33.19. A supportive international and domestic economic climate conducive to sustained economic growth and development is important, particularly for developing countries, in order to achieve sustainability.
33.20. The secretariat of the Conference has estimated the average annual costs (1993- 2000) of implementing in developing countries the activities in Agenda 21 to be over $600 billion, including about $125 billion on grant or concessional terms from the international community. These are indicative and order of magnitude estimates only, and have not been reviewed by Governments. Actual costs will depend upon, inter alia, the specific strategies and programmes Governments decide upon for implementation.
33.21. Developed countries and others in a position to do so should make initial financial commitments to give effect to the decisions of the Conference.

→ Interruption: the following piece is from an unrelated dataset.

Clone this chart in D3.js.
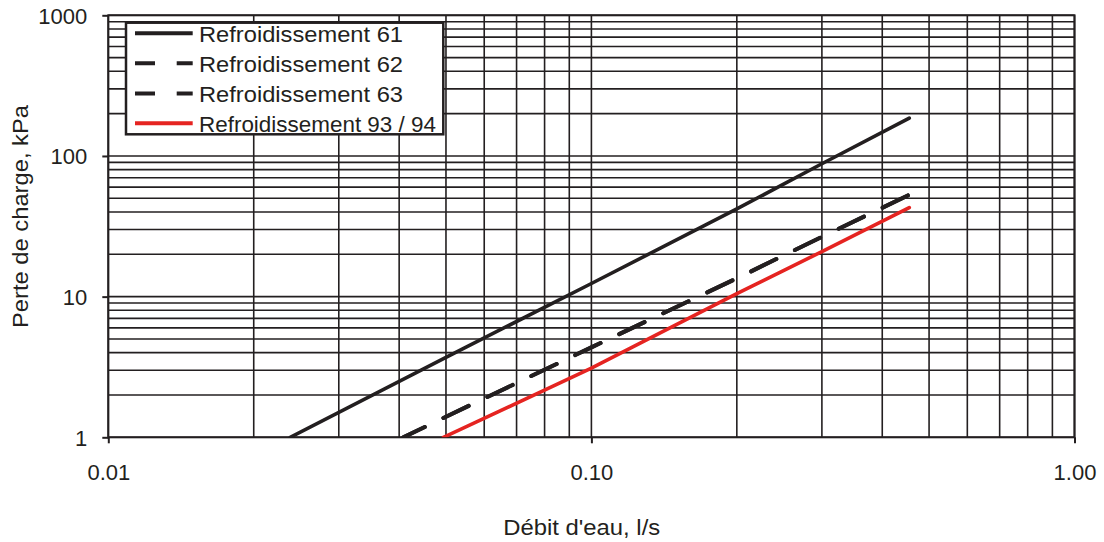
<!DOCTYPE html>
<html>
<head>
<meta charset="utf-8">
<script src="https://cdn.jsdelivr.net/npm/d3@7"></script>
<style>
  body { margin: 0; background: #fff; }
  svg { display: block; }
  text { font-family: "Liberation Sans", Arial, Helvetica, sans-serif; fill: #231f20; }
</style>
</head>
<body>
<svg id="chart" width="1104" height="542"></svg>
<script>
// Water-side pressure drop of the cooling coils (log-log)
const seriesNames = ["Refroidissement 61", "Refroidissement 62", "Refroidissement 63", "Refroidissement 93 / 94"];

// Flow in l/s, pressure drop in kPa
const flow61 = [0.0238, 0.05, 0.1, 0.2, 0.3, 0.455];
const loss61 = [1, 3.7, 12.4, 42, 88, 186];
const flow62 = [0.0408, 0.05, 0.1, 0.2, 0.3, 0.455];
const loss62 = [1, 1.4, 4.36, 13.5, 26.6, 53];
const flow63 = [0.0408, 0.05, 0.1, 0.2, 0.3, 0.455];
const loss63 = [1, 1.4, 4.36, 13.5, 26.6, 53];
const flow93 = [0.0494, 0.1, 0.2, 0.3, 0.455];
const loss93 = [1, 3.1, 10.5, 20.9, 43];

const xTickValues = [0.01, 0.1, 1];
const yTickValues = [1, 10, 100, 1000];
const xTitle = "Débit d'eau, l/s";
const yTitle = "Perte de charge, kPa";

const ink = "#231f20";
const red = "#e52421";

const svg = d3.select("#chart");
const plot = { left: 108.3, right: 1074.5, top: 15.3, bottom: 437.3 };

const x = d3.scaleLog().domain([0.01, 1]).range([plot.left, plot.right]);
const y = d3.scaleLog().domain([1, 1000]).range([plot.bottom, plot.top]);

// grid: every 1..9 multiple in each decade
const grid = svg.append("g");
grid.selectAll("line.v").data(x.ticks()).join("line")
  .attr("x1", d => x(d)).attr("x2", d => x(d))
  .attr("y1", plot.top).attr("y2", plot.bottom)
  .attr("stroke", ink).attr("stroke-width", 1.6);
grid.selectAll("line.h").data(y.ticks()).join("line")
  .attr("x1", plot.left).attr("x2", plot.right)
  .attr("y1", d => y(d)).attr("y2", d => y(d))
  .attr("stroke", ink).attr("stroke-width", 1.6);

// axes (major ticks only)
const xAxis = svg.append("g")
  .attr("transform", `translate(0,${plot.bottom})`)
  .call(d3.axisBottom(x).tickValues(xTickValues).tickSize(6).tickPadding(21).tickFormat(d3.format(".2f")));
const yAxis = svg.append("g")
  .attr("transform", `translate(${plot.left},0)`)
  .call(d3.axisLeft(y).tickValues(yTickValues).tickSize(6).tickPadding(15).tickFormat(d3.format("d")));
[xAxis, yAxis].forEach(a => {
  a.select(".domain").remove();
  a.selectAll(".tick line").attr("stroke", ink).attr("stroke-width", 2);
  a.selectAll(".tick text").attr("fill", ink).style("font-size", "22px")
    .attr("font-family", null);
});
yAxis.selectAll(".tick text").attr("dy", "0.36em");

// frame
svg.append("rect")
  .attr("x", plot.left).attr("y", plot.top)
  .attr("width", plot.right - plot.left).attr("height", plot.bottom - plot.top)
  .attr("fill", "none").attr("stroke", ink).attr("stroke-width", 2);

// curves
svg.append("clipPath").attr("id", "plotClip").append("rect")
  .attr("x", plot.left).attr("y", plot.top)
  .attr("width", plot.right - plot.left).attr("height", plot.bottom - plot.top);

const line = d3.line().x(d => x(d[0])).y(d => y(d[1]));
const series = [
  { name: seriesNames[0], pts: d3.zip(flow61, loss61), color: ink, width: 3.6, dash: null },
  { name: seriesNames[1], pts: d3.zip(flow62, loss62), color: ink, width: 4, dash: "28,20.7" },
  { name: seriesNames[2], pts: d3.zip(flow63, loss63), color: ink, width: 4, dash: "28,20.7" },
  { name: seriesNames[3], pts: d3.zip(flow93, loss93), color: red, width: 3.6, dash: null }
];
const curves = svg.append("g").attr("clip-path", "url(#plotClip)");
series.forEach(s => {
  curves.append("path")
    .attr("d", line(s.pts))
    .attr("fill", "none")
    .attr("stroke", s.color)
    .attr("stroke-width", s.width)
    .attr("stroke-linecap", "round")
    .attr("stroke-dasharray", s.dash)
    .attr("stroke-dashoffset", s.dash ? 4.2 : null);
});

// legend
const legend = svg.append("g");
legend.append("rect")
  .attr("x", 126).attr("y", 22.7).attr("width", 317.3).attr("height", 111.6)
  .attr("fill", "#fff").attr("stroke", ink).attr("stroke-width", 2.5);
const rowY = [33.3, 63.3, 93.6, 123.3];
const textLen = [204, 204, 204, 237];
series.forEach((s, i) => {
  legend.append("line")
    .attr("x1", 135).attr("x2", 192.7)
    .attr("y1", rowY[i]).attr("y2", rowY[i])
    .attr("stroke", s.color).attr("stroke-width", 4)
    .attr("stroke-dasharray", s.dash ? "20,21.7" : null);
  legend.append("text")
    .attr("x", 199).attr("y", rowY[i] + 8.8)
    .attr("textLength", textLen[i]).attr("lengthAdjust", "spacingAndGlyphs")
    .style("font-size", "22.5px")
    .text(s.name);
});

// axis titles
svg.append("text")
  .attr("x", 581.7).attr("y", 534.5)
  .attr("text-anchor", "middle")
  .attr("textLength", 157).attr("lengthAdjust", "spacingAndGlyphs")
  .style("font-size", "22px")
  .text(xTitle);
svg.append("text")
  .attr("transform", "translate(27.5,216.5) rotate(-90)")
  .attr("text-anchor", "middle")
  .attr("textLength", 223).attr("lengthAdjust", "spacingAndGlyphs")
  .style("font-size", "22px")
  .text(yTitle);
</script>
</body>
</html>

They should report on such plans and commitments to the United Nations General Assembly in the Fall of 1992 at its forty-seventh session.
33.22. Developing countries should also begin to draw up national plans for sustainable development to give effect to the decisions of the Conference.
33.23. Review and monitoring of the financing of Agenda 21 is essential. Questions related to the effective follow-up of the Conference are discussed in chapter 38. It will be important to review on a regular basis the adequacy of funding and mechanisms, including efforts to reach agreed objectives of this chapter, including targets where applicable.